Hacker News new | ask | show | jobs
by folli 2977 days ago
In random forests you don't really need to find the optimal split. You usually generate a number of random splits and select the best one.
1 comments

I believe the formulation of random forests requires you to find the optimal split, albeit over a subset of features.

What you're talking about, where you simply generate a set of random splits across features, is Extremely Randomized Trees (https://link.springer.com/article/10.1007%2Fs10994-006-6226-...).

Since we're splitting hairs instead of training sets: Classical RFs select one random feature and choose the optimal split, whereas Extremely RTs choose the best feature (out of a random subset) whereby for each feature only one random split is tested.

Another difference is that RFs use a bootstrapped dataset and ERTs use the full dataset.

Ah, I was under the impression that RFs choose from a subset of features, not just one feature.

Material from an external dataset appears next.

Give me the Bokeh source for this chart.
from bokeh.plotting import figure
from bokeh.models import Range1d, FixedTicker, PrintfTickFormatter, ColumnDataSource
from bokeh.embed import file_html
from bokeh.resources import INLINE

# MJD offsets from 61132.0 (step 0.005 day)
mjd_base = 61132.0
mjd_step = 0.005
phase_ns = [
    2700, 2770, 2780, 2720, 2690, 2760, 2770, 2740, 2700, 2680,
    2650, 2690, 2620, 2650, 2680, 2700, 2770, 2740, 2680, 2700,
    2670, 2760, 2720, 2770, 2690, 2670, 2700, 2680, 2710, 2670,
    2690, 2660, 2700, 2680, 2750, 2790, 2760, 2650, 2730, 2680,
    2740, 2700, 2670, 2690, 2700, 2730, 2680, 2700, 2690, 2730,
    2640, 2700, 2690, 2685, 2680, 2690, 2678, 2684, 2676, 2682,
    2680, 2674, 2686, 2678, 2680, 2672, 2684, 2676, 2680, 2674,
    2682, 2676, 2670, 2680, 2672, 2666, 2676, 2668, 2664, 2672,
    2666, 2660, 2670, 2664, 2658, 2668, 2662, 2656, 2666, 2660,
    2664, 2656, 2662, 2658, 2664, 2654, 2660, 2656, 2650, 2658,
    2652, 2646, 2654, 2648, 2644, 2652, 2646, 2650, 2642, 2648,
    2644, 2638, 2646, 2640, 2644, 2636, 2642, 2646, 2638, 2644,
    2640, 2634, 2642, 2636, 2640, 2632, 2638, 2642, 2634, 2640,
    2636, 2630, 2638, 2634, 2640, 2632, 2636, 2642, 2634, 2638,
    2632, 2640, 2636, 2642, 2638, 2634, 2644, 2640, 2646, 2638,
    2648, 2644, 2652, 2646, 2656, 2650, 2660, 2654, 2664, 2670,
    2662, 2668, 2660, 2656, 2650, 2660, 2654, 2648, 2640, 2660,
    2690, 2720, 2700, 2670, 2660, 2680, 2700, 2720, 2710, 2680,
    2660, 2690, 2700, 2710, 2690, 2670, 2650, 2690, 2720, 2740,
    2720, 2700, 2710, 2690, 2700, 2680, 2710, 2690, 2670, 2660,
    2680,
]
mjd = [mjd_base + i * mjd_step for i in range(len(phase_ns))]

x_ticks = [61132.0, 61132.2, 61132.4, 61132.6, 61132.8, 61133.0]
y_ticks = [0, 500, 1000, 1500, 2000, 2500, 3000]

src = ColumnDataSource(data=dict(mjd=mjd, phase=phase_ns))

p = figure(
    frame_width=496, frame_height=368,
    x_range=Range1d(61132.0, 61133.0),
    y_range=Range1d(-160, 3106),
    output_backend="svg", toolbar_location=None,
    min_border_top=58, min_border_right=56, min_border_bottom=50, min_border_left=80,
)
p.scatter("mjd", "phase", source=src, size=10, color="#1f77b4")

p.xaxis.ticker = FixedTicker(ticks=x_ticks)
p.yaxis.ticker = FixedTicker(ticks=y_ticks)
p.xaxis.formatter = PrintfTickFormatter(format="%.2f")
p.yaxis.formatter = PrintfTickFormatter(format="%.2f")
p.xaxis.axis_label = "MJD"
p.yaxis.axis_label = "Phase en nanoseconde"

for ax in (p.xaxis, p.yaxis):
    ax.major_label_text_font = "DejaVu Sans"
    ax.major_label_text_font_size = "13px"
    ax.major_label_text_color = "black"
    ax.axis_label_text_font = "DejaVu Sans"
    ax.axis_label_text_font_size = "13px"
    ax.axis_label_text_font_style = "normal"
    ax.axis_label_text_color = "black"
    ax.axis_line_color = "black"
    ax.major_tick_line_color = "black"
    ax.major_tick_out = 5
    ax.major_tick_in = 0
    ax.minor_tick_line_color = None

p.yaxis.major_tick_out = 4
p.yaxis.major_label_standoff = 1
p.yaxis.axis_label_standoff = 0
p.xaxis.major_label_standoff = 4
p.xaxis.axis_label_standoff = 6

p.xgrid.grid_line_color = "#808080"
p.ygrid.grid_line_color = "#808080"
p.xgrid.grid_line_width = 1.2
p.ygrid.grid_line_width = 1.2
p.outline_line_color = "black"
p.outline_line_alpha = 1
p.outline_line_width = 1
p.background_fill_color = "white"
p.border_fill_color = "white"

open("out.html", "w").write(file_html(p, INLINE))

In any case, I agree with the thrust of your original comment that the specifications of the RF algorithm can be relaxed, usually for performance reasons, and still retain strong performance. But this goes back to my original comment that the performance considerations of random forests often aren't highlighted to new learners (whereas introducing ERTs to a beginner would probably shock them - how could you take totally random splits and still get any reasonable performance!)

> Ah, I was under the impression that RFs choose from a subset of features, not just one feature.

You are correct. For classification the usual rule of thumb is to select square root of the number of features.